## Record extracts
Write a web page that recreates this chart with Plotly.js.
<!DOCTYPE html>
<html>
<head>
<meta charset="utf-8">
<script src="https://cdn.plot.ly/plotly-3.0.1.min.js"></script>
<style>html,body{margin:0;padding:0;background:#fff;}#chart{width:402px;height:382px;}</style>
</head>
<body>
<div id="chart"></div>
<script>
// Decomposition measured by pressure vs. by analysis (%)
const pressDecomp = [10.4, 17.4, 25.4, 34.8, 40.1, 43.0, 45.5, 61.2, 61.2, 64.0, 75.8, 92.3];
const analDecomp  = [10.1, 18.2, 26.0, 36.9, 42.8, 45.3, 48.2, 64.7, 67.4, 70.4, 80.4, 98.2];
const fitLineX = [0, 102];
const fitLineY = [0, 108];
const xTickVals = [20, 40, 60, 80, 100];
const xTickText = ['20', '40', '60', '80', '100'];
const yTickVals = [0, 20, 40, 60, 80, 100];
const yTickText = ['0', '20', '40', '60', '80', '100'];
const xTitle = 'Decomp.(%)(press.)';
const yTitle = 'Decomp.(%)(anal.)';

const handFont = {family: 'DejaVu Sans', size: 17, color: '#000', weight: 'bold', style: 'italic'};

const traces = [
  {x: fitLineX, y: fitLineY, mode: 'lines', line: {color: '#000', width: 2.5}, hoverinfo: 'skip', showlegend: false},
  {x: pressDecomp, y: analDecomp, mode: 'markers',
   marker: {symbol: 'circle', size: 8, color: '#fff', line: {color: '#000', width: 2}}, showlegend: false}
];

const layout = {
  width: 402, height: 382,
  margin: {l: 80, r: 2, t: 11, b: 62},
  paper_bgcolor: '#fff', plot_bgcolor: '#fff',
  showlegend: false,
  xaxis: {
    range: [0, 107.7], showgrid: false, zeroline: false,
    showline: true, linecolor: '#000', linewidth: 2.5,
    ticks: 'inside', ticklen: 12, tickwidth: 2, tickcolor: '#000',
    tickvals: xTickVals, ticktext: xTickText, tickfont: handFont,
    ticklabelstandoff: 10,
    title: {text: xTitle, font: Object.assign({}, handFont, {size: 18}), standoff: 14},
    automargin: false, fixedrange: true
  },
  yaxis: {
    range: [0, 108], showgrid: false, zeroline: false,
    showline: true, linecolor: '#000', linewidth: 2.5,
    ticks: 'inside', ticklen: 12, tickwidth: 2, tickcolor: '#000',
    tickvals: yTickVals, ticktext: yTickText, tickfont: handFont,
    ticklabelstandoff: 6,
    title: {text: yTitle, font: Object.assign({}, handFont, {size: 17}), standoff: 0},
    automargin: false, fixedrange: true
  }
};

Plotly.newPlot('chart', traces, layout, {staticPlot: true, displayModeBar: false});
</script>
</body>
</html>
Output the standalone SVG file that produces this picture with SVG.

## Work required
Return each line of the records above exactly as it reads.

## Result for this exercise
Write a web page that recreates this chart with Plotly.js.
<!DOCTYPE html>
<html>
<head>
<meta charset="utf-8">
<script src="https://cdn.plot.ly/plotly-3.0.1.min.js"></script>
<style>html,body{margin:0;padding:0;background:#fff;}#chart{width:402px;height:382px;}</style>
</head>
<body>
<div id="chart"></div>
<script>
// Decomposition measured by pressure vs. by analysis (%)
const pressDecomp = [10.4, 17.4, 25.4, 34.8, 40.1, 43.0, 45.5, 61.2, 61.2, 64.0, 75.8, 92.3];
const analDecomp  = [10.1, 18.2, 26.0, 36.9, 42.8, 45.3, 48.2, 64.7, 67.4, 70.4, 80.4, 98.2];
const fitLineX = [0, 102];
const fitLineY = [0, 108];
const xTickVals = [20, 40, 60, 80, 100];
const xTickText = ['20', '40', '60', '80', '100'];
const yTickVals = [0, 20, 40, 60, 80, 100];
const yTickText = ['0', '20', '40', '60', '80', '100'];
const xTitle = 'Decomp.(%)(press.)';
const yTitle = 'Decomp.(%)(anal.)';

const handFont = {family: 'DejaVu Sans', size: 17, color: '#000', weight: 'bold', style: 'italic'};

const traces = [
  {x: fitLineX, y: fitLineY, mode: 'lines', line: {color: '#000', width: 2.5}, hoverinfo: 'skip', showlegend: false},
  {x: pressDecomp, y: analDecomp, mode: 'markers',
   marker: {symbol: 'circle', size: 8, color: '#fff', line: {color: '#000', width: 2}}, showlegend: false}
];

const layout = {
  width: 402, height: 382,
  margin: {l: 80, r: 2, t: 11, b: 62},
  paper_bgcolor: '#fff', plot_bgcolor: '#fff',
  showlegend: false,
  xaxis: {
    range: [0, 107.7], showgrid: false, zeroline: false,
    showline: true, linecolor: '#000', linewidth: 2.5,
    ticks: 'inside', ticklen: 12, tickwidth: 2, tickcolor: '#000',
    tickvals: xTickVals, ticktext: xTickText, tickfont: handFont,
    ticklabelstandoff: 10,
    title: {text: xTitle, font: Object.assign({}, handFont, {size: 18}), standoff: 14},
    automargin: false, fixedrange: true
  },
  yaxis: {
    range: [0, 108], showgrid: false, zeroline: false,
    showline: true, linecolor: '#000', linewidth: 2.5,
    ticks: 'inside', ticklen: 12, tickwidth: 2, tickcolor: '#000',
    tickvals: yTickVals, ticktext: yTickText, tickfont: handFont,
    ticklabelstandoff: 6,
    title: {text: yTitle, font: Object.assign({}, handFont, {size: 17}), standoff: 0},
    automargin: false, fixedrange: true
  }
};

Plotly.newPlot('chart', traces, layout, {staticPlot: true, displayModeBar: false});
</script>
</body>
</html>
Output the standalone SVG file that produces this picture with SVG.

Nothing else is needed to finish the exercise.